IoT isn’t a one-size-fits-all solution. When aligned with clear business goals, it can improve efficiency, open new revenue streams, and offer a lasting competitive edge.
Building confidence through practical examples
Adopting IoT can feel daunting, but Andrew Cooney of the Institution of Engineering and Technology (IET) hopes this guide will build confidence:
“We would hope that readers of the guidance will feel more confident when using IoT solutions to introduce efficiencies or adapt their business models.”
To this end, the guide includes case studies and practical examples designed to help readers envision how IoT might fit into their own operations, making the abstract more concrete.
An invitation to engage and adapt
Sven Strassburg highlights that the guide is intended as a starting point, not a definitive statement:
“It’s a point in time and it articulates from our experience those things that we would like to have seen in publications or in articles on this topic.”
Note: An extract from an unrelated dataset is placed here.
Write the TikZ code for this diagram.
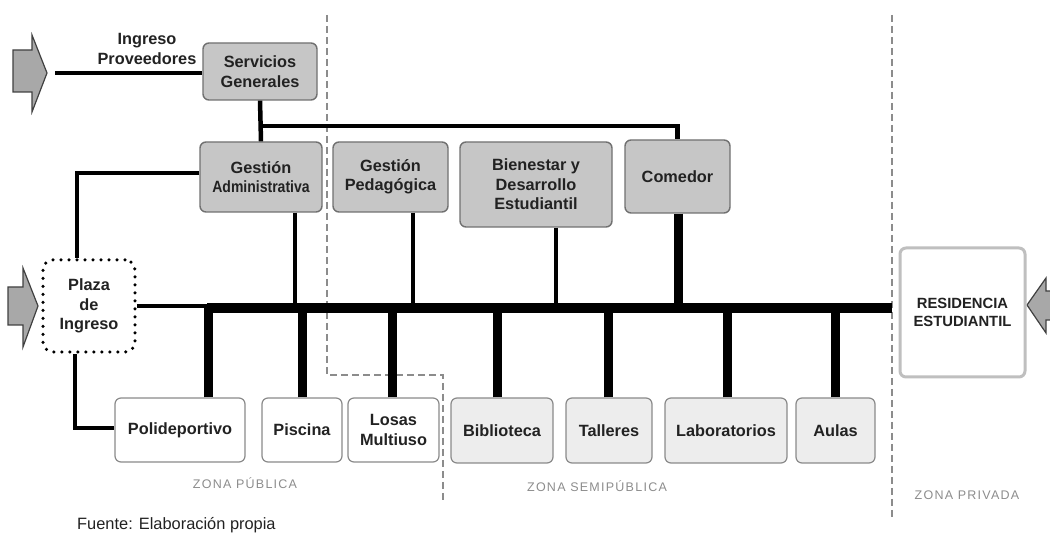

Readers are encouraged to take the ideas presented, question them, and adapt them as needed. This open, collaborative approach reflects the diverse backgrounds of the contributors:
“It’s a diverse topic and the people who came together were from a very diverse background... It’s that melting pot of an idea.”
Rather than following trends blindly, the guide advocates for thoughtful exploration and adaptation tailored to individual business contexts.
Perhaps most importantly, Strassburg offers this message to readers:
“I don’t expect anybody to quote us. But I do hope they read it, they think about it, and they come to their own conclusion and go their own way.”
Why this guide matters today
The IoT landscape is changing rapidly: sensors are becoming more affordable, data processing more powerful, and cloud platforms increasingly accessible. Businesses must stay agile to keep pace. This guide arrives at just the right moment, providing a grounded and practical pathway forward.